Recorded information:
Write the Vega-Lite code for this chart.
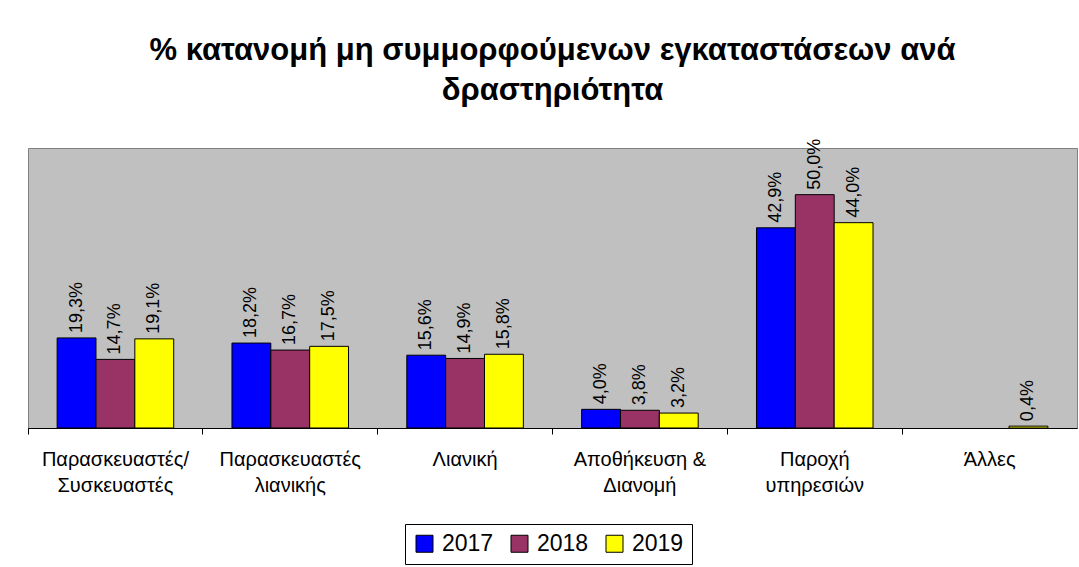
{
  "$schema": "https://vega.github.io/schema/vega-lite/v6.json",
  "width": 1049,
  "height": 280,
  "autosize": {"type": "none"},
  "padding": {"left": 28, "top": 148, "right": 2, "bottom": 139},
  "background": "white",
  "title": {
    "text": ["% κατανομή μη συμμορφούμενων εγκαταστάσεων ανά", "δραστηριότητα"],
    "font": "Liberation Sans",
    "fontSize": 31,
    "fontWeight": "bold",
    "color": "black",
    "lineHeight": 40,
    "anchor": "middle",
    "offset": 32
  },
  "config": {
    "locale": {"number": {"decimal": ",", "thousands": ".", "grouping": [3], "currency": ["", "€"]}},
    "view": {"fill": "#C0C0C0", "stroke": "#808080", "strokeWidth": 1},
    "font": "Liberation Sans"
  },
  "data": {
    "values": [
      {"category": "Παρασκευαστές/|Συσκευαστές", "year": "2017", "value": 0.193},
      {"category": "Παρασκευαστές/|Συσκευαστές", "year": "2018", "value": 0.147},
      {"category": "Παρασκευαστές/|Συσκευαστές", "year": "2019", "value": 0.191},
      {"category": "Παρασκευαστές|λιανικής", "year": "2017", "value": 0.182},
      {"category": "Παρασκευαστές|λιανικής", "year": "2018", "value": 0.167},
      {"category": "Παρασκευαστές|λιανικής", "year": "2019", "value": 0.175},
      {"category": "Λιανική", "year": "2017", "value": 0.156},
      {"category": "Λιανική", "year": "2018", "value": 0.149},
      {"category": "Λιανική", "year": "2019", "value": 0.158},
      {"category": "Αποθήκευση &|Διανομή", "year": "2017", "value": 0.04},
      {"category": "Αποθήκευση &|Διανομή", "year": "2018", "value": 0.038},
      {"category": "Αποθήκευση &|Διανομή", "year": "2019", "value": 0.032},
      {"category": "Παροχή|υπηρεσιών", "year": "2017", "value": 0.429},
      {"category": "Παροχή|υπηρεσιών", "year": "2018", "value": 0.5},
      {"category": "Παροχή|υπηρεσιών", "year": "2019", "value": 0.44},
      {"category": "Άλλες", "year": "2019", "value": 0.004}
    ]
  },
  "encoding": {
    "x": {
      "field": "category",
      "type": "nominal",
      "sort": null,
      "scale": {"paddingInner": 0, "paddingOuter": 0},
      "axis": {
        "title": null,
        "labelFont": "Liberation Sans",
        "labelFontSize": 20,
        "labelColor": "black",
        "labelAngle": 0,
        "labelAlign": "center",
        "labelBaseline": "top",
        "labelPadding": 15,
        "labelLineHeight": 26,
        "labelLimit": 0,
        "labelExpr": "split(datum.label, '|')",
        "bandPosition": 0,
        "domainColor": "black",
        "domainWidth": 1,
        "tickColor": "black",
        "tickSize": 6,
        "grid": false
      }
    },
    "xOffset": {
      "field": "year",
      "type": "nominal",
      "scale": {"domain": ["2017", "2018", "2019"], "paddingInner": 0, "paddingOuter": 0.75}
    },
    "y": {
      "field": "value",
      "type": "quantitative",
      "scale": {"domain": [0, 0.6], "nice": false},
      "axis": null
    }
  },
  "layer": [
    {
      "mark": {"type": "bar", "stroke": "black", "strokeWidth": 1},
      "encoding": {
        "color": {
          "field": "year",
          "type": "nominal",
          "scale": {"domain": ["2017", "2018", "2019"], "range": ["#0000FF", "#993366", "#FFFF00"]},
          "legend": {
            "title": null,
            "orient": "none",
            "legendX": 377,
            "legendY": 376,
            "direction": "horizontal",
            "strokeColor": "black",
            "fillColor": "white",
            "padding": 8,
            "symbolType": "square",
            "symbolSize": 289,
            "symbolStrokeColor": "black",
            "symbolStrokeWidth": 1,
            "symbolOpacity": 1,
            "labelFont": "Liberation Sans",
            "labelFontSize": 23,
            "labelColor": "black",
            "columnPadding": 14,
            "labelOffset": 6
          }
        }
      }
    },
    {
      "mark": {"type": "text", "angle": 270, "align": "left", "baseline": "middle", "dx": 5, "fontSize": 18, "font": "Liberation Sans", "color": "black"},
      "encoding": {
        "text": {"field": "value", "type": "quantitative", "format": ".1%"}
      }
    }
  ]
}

The task: Would you return the data exactly as written, without the pictures?

Written answer:
Write the Vega-Lite code for this chart.
{
  "$schema": "https://vega.github.io/schema/vega-lite/v6.json",
  "width": 1049,
  "height": 280,
  "autosize": {"type": "none"},
  "padding": {"left": 28, "top": 148, "right": 2, "bottom": 139},
  "background": "white",
  "title": {
    "text": ["% κατανομή μη συμμορφούμενων εγκαταστάσεων ανά", "δραστηριότητα"],
    "font": "Liberation Sans",
    "fontSize": 31,
    "fontWeight": "bold",
    "color": "black",
    "lineHeight": 40,
    "anchor": "middle",
    "offset": 32
  },
  "config": {
    "locale": {"number": {"decimal": ",", "thousands": ".", "grouping": [3], "currency": ["", "€"]}},
    "view": {"fill": "#C0C0C0", "stroke": "#808080", "strokeWidth": 1},
    "font": "Liberation Sans"
  },
  "data": {
    "values": [
      {"category": "Παρασκευαστές/|Συσκευαστές", "year": "2017", "value": 0.193},
      {"category": "Παρασκευαστές/|Συσκευαστές", "year": "2018", "value": 0.147},
      {"category": "Παρασκευαστές/|Συσκευαστές", "year": "2019", "value": 0.191},
      {"category": "Παρασκευαστές|λιανικής", "year": "2017", "value": 0.182},
      {"category": "Παρασκευαστές|λιανικής", "year": "2018", "value": 0.167},
      {"category": "Παρασκευαστές|λιανικής", "year": "2019", "value": 0.175},
      {"category": "Λιανική", "year": "2017", "value": 0.156},
      {"category": "Λιανική", "year": "2018", "value": 0.149},
      {"category": "Λιανική", "year": "2019", "value": 0.158},
      {"category": "Αποθήκευση &|Διανομή", "year": "2017", "value": 0.04},
      {"category": "Αποθήκευση &|Διανομή", "year": "2018", "value": 0.038},
      {"category": "Αποθήκευση &|Διανομή", "year": "2019", "value": 0.032},
      {"category": "Παροχή|υπηρεσιών", "year": "2017", "value": 0.429},
      {"category": "Παροχή|υπηρεσιών", "year": "2018", "value": 0.5},
      {"category": "Παροχή|υπηρεσιών", "year": "2019", "value": 0.44},
      {"category": "Άλλες", "year": "2019", "value": 0.004}
    ]
  },
  "encoding": {
    "x": {
      "field": "category",
      "type": "nominal",
      "sort": null,
      "scale": {"paddingInner": 0, "paddingOuter": 0},
      "axis": {
        "title": null,
        "labelFont": "Liberation Sans",
        "labelFontSize": 20,
        "labelColor": "black",
        "labelAngle": 0,
        "labelAlign": "center",
        "labelBaseline": "top",
        "labelPadding": 15,
        "labelLineHeight": 26,
        "labelLimit": 0,
        "labelExpr": "split(datum.label, '|')",
        "bandPosition": 0,
        "domainColor": "black",
        "domainWidth": 1,
        "tickColor": "black",
        "tickSize": 6,
        "grid": false
      }
    },
    "xOffset": {
      "field": "year",
      "type": "nominal",
      "scale": {"domain": ["2017", "2018", "2019"], "paddingInner": 0, "paddingOuter": 0.75}
    },
    "y": {
      "field": "value",
      "type": "quantitative",
      "scale": {"domain": [0, 0.6], "nice": false},
      "axis": null
    }
  },
  "layer": [
    {
      "mark": {"type": "bar", "stroke": "black", "strokeWidth": 1},
      "encoding": {
        "color": {
          "field": "year",
          "type": "nominal",
          "scale": {"domain": ["2017", "2018", "2019"], "range": ["#0000FF", "#993366", "#FFFF00"]},
          "legend": {
            "title": null,
            "orient": "none",
            "legendX": 377,
            "legendY": 376,
            "direction": "horizontal",
            "strokeColor": "black",
            "fillColor": "white",
            "padding": 8,
            "symbolType": "square",
            "symbolSize": 289,
            "symbolStrokeColor": "black",
            "symbolStrokeWidth": 1,
            "symbolOpacity": 1,
            "labelFont": "Liberation Sans",
            "labelFontSize": 23,
            "labelColor": "black",
            "columnPadding": 14,
            "labelOffset": 6
          }
        }
      }
    },
    {
      "mark": {"type": "text", "angle": 270, "align": "left", "baseline": "middle", "dx": 5, "fontSize": 18, "font": "Liberation Sans", "color": "black"},
      "encoding": {
        "text": {"field": "value", "type": "quantitative", "format": ".1%"}
      }
    }
  ]
}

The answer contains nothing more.